"In the Orient, you don't have to work hard for everything. With a little patience everything will come to you." Writer Ahmet Hamdi Tanpinar's (1901-1962) adage is for some an excellent summary of the essence of Turkish thought, and also a reflection on the attitude of the Turkish government which regularly has to explain to the country's 72 million citizens, why Turkey, which has been a candidate for EU membership since 1963, has yet to be included in Europe.
European journalists who recently travelled to Turkey for a seminar on tourism and the environment were surprised when their preconceptions about a "closed, occasionally dangerous and overly traditionalist" country evaporated on arrival. What they found was that Turkey does not need to enter Europe, because so much of the country is already European. There is no great difference in lifestyles, the streets look more or less the same, the people are multilingual, and there is more European history in the country's 2,000-year-old ruins — in Perga, Aspendos, Side — than the goats and salamanders living among them might lead you to expect. And that's not all: the journalists also noted the ease with which Turkish bus drivers accept euros and give change in Turkish lira — a currency that is almost as strong as the euro — and people's genuine concern about the environment.
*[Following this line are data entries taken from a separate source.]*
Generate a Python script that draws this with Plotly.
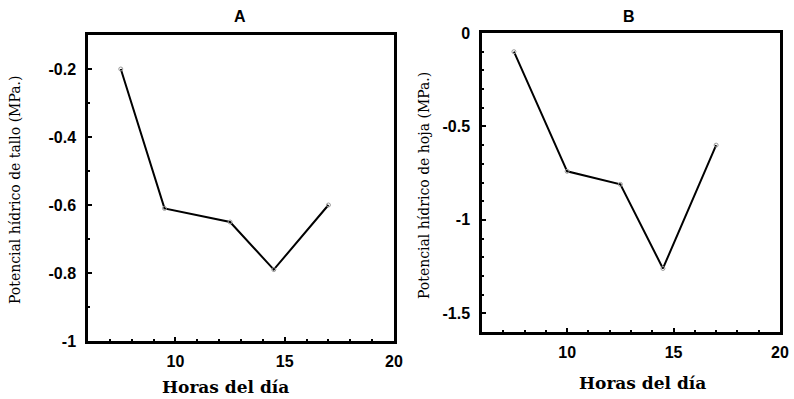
import plotly.graph_objects as go

# Data
hours_a = [7.5, 9.5, 12.5, 14.5, 17]
stem_potential = [-0.2, -0.61, -0.65, -0.79, -0.6]
hours_b = [7.5, 10, 12.5, 14.5, 17]
leaf_potential = [-0.1, -0.74, -0.81, -1.26, -0.6]

xticks = [10, 15, 20]
yticks_a = [-1, -0.8, -0.6, -0.4, -0.2]
yticks_a_text = ["-1", "-0.8", "-0.6", "-0.4", "-0.2"]
yticks_b = [-1.5, -1, -0.5, 0]
yticks_b_text = ["-1.5", "-1", "-0.5", "0"]

W, H = 794, 399
fig = go.Figure()

line_style = dict(color="black", width=2)
marker_style = dict(symbol="circle-open", size=4, color="#999999", line=dict(width=1))

fig.add_trace(go.Scatter(x=hours_a, y=stem_potential, mode="lines+markers",
                         line=line_style, marker=marker_style, xaxis="x", yaxis="y",
                         showlegend=False))
fig.add_trace(go.Scatter(x=hours_b, y=leaf_potential, mode="lines+markers",
                         line=line_style, marker=marker_style, xaxis="x2", yaxis="y2",
                         showlegend=False))

tickfont = dict(family="Liberation Sans, Arial", size=16, color="black", weight="bold")
common = dict(showline=True, linecolor="black", linewidth=2.5, mirror=True,
              ticks="inside", ticklen=4, tickwidth=1.5, tickcolor="black",
              showgrid=False, zeroline=False, tickfont=tickfont, automargin=False)
xcommon = dict(common, ticklabelstandoff=4)
ycommon = dict(common, ticklabelstandoff=6)

def px_x(p):
    return p / W

def px_y(p):
    return 1 - p / H

fig.update_layout(
    width=W, height=H,
    margin=dict(l=0, r=0, t=0, b=0, autoexpand=False),
    paper_bgcolor="white", plot_bgcolor="white",
    xaxis=dict(domain=[px_x(88), px_x(394)], range=[6, 20], tickvals=xticks,
               minor=dict(dtick=1, ticks="inside", ticklen=2, tickcolor="black"),
               anchor="y", **xcommon),
    yaxis=dict(domain=[px_y(341), px_y(35)], range=[-1, -0.1], tickvals=yticks_a,
               ticktext=yticks_a_text,
               minor=dict(dtick=0.1, ticks="inside", ticklen=2, tickcolor="black"),
               anchor="x", **ycommon),
    xaxis2=dict(domain=[px_x(482), px_x(780)], range=[6, 20], tickvals=xticks,
                minor=dict(dtick=1, ticks="inside", ticklen=2, tickcolor="black"),
                anchor="y2", **xcommon),
    yaxis2=dict(domain=[px_y(332), px_y(33)], range=[-1.6, 0], tickvals=yticks_b,
                ticktext=yticks_b_text,
                minor=dict(dtick=0.1, ticks="inside", ticklen=2, tickcolor="black"),
                anchor="x2", **ycommon),
)

title_font = dict(family="Liberation Sans, Arial", size=16, color="black")
serif = "DejaVu Serif"
annotations = [
    dict(text="<b>A</b>", x=px_x(240), y=px_y(17), font=title_font),
    dict(text="<b>B</b>", x=px_x(629), y=px_y(16), font=title_font),
    dict(text="Horas del día", x=px_x(225), y=px_y(387),
         font=dict(family=serif, size=17, color="black", weight=600)),
    dict(text="Horas del día", x=px_x(642), y=px_y(383),
         font=dict(family=serif, size=17, color="black", weight=600)),
    dict(text="Potencial hídrico de tallo (MPa.)", x=px_x(15), y=px_y(190), textangle=-90,
         font=dict(family=serif, size=14, color="black")),
    dict(text="Potencial hídrico de hoja (MPa.)", x=px_x(424), y=px_y(185), textangle=-90,
         font=dict(family=serif, size=14, color="black")),
]
for a in annotations:
    a.update(xref="paper", yref="paper", showarrow=False, xanchor="center", yanchor="middle")
fig.update_layout(annotations=annotations)

fig.write_html("out.html",
               config={"displayModeBar": False},
               post_script="document.body.style.margin='0';document.body.style.overflow='hidden';")
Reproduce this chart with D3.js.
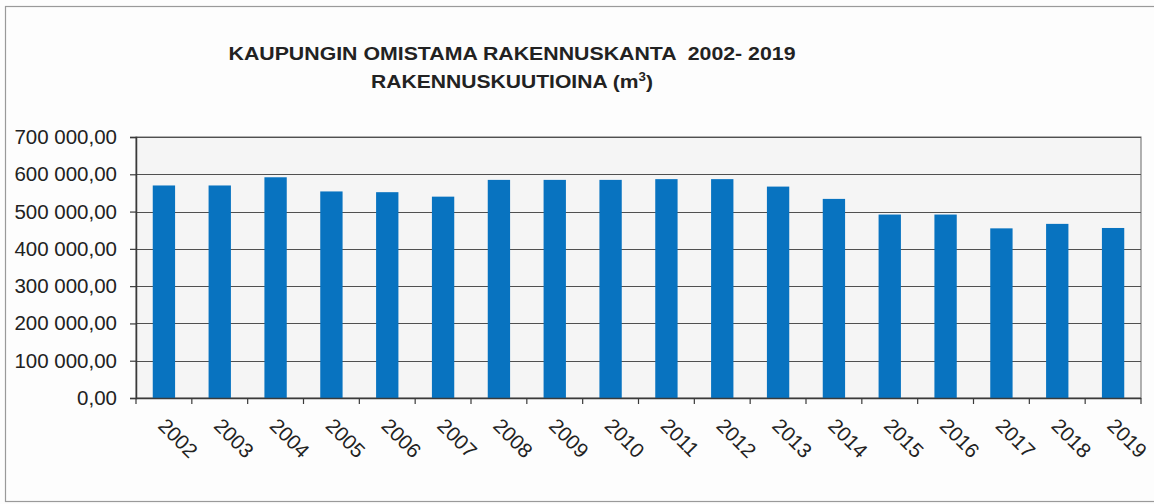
<!DOCTYPE html>
<html>
<head>
<meta charset="utf-8">
<script src="https://cdn.jsdelivr.net/npm/d3@7"></script>
<style>
  html, body { margin: 0; padding: 0; background: #fdfdfd; }
  svg { display: block; font-family: "Liberation Sans", Arial, sans-serif; }
</style>
</head>
<body>
<svg id="chart" width="1154" height="504"></svg>
<script>
const years = ["2002","2003","2004","2005","2006","2007","2008","2009","2010","2011","2012","2013","2014","2015","2016","2017","2018","2019"];
const volumes = [570000, 570000, 592000, 554000, 552000, 540000, 585000, 585000, 585000, 587000, 587000, 567000, 534000, 492000, 492000, 455000, 467000, 456000];
const yTicks = [0, 100000, 200000, 300000, 400000, 500000, 600000, 700000];
const titleLines = ["KAUPUNGIN OMISTAMA RAKENNUSKANTA  2002- 2019", "RAKENNUSKUUTIOINA (m"];

const svg = d3.select("#chart");
const W = 1154, H = 504;
const m = { left: 136, right: 1141, top: 137, bottom: 398 };

// outer frame
svg.append("rect").attr("x", 5.5).attr("y", 6.5).attr("width", W + 10).attr("height", 495)
  .attr("fill", "#fdfdfd").attr("stroke", "#9a9a9a").attr("stroke-width", 1.2);

const x = d3.scaleBand().domain(years).range([m.left, m.right]).paddingInner(0.6).paddingOuter(0.3);
const y = d3.scaleLinear().domain([0, 700000]).range([m.bottom, m.top]);

// plot background
svg.append("rect").attr("x", m.left).attr("y", m.top)
  .attr("width", m.right - m.left).attr("height", m.bottom - m.top)
  .attr("fill", "#f5f5f5").attr("stroke", "#666").attr("stroke-width", 1);

// gridlines
svg.append("g").selectAll("line").data(yTicks).join("line")
  .attr("x1", m.left).attr("x2", m.right)
  .attr("y1", d => Math.round(y(d)) + 0.5).attr("y2", d => Math.round(y(d)) + 0.5)
  .attr("stroke", "#505050").attr("stroke-width", 1.2);

// bars
svg.append("g").selectAll("rect").data(volumes).join("rect")
  .attr("x", (d, i) => x(years[i]))
  .attr("width", x.bandwidth())
  .attr("y", d => y(d))
  .attr("height", d => y(0) - y(d))
  .attr("fill", "#0873c0");

// y axis
const fmt = v => d3.format(",.2f")(v).replace(/,/g, " ").replace(".", ",");
const yAxis = d3.axisLeft(y).tickValues(yTicks).tickSize(6).tickPadding(13).tickFormat(fmt);
const gy = svg.append("g").attr("transform", `translate(${m.left},0)`).call(yAxis);
gy.select(".domain").attr("stroke", "#3a3a3a").attr("stroke-width", 1.5);
gy.selectAll(".tick line").attr("stroke", "#3a3a3a").attr("stroke-width", 1.2);
gy.selectAll(".tick text").attr("fill", "#222").style("font-size", "20.5px")
  .style("font-family", "'Liberation Sans', Arial, sans-serif");

// x axis: ticks at category boundaries
const gx = svg.append("g");
gx.append("line").attr("x1", m.left).attr("x2", m.right)
  .attr("y1", m.bottom + 0.5).attr("y2", m.bottom + 0.5)
  .attr("stroke", "#3a3a3a").attr("stroke-width", 1.5);
const boundaryVals = d3.range(years.length + 1);
const xb = d3.scaleLinear().domain([0, years.length]).range([m.left, m.right]);
gx.selectAll("line.tk").data(boundaryVals).join("line").attr("class", "tk")
  .attr("x1", d => xb(d)).attr("x2", d => xb(d))
  .attr("y1", m.bottom).attr("y2", m.bottom + 6)
  .attr("stroke", "#3a3a3a").attr("stroke-width", 1.2);

gx.selectAll("text").data(years).join("text")
  .attr("transform", d => `translate(${x(d) + x.bandwidth() / 2 - 7},${m.bottom + 29}) rotate(45)`)
  .attr("text-anchor", "start")
  .attr("fill", "#222")
  .style("font-size", "20.5px")
  .text(d => d);

// title
svg.append("text").attr("x", 512).attr("y", 60).attr("text-anchor", "middle")
  .attr("fill", "#222").style("font-size", "19px").style("font-weight", "bold")
  .style("white-space", "pre").attr("xml:space", "preserve")
  .attr("textLength", 567).attr("lengthAdjust", "spacingAndGlyphs")
  .text(titleLines[0]);
const t2 = svg.append("text").attr("transform", "translate(512,88) scale(1.11,1)")
  .attr("text-anchor", "middle")
  .attr("fill", "#222").style("font-size", "19px").style("font-weight", "bold");
t2.append("tspan").text(titleLines[1]);
t2.append("tspan").attr("dy", -7).style("font-size", "12px").text("3");
t2.append("tspan").attr("dy", 7).text(")");
</script>
</body>
</html>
So why has Turkey remained the bride-to-be for a wedding that has constantly been postponed? Perhaps the EU has been too eager to find fault with its fiancée? Or is Turkey being less than uxorious? The blame has to be shared, because Europe's cold feet are matched by Turkey's desire to avoid settling down with an overly pretentious significant other: "If Europe told us to come in now, I'm not sure we would" says a young journalist. That explains the absence of European flags, which are everywhere in Moldova — another country that is knocking on the door of the EU, but which has yet to be accepted as an official candidate.
According to a recent poll, only 40% of Turks still want to join the EU, as opposed to 60% three years ago. And many of the country's young graduates with whom we spoke believe that the EU has little to offer apart from the scourges of the capitalist West: lax morals, alcohol, and a certain lightness of being. In other words, if lovers keep finding fault with each other, there will come a time when one of them decides there are other fish in the sea — that is, unless someone takes the initiative to explain some home truths.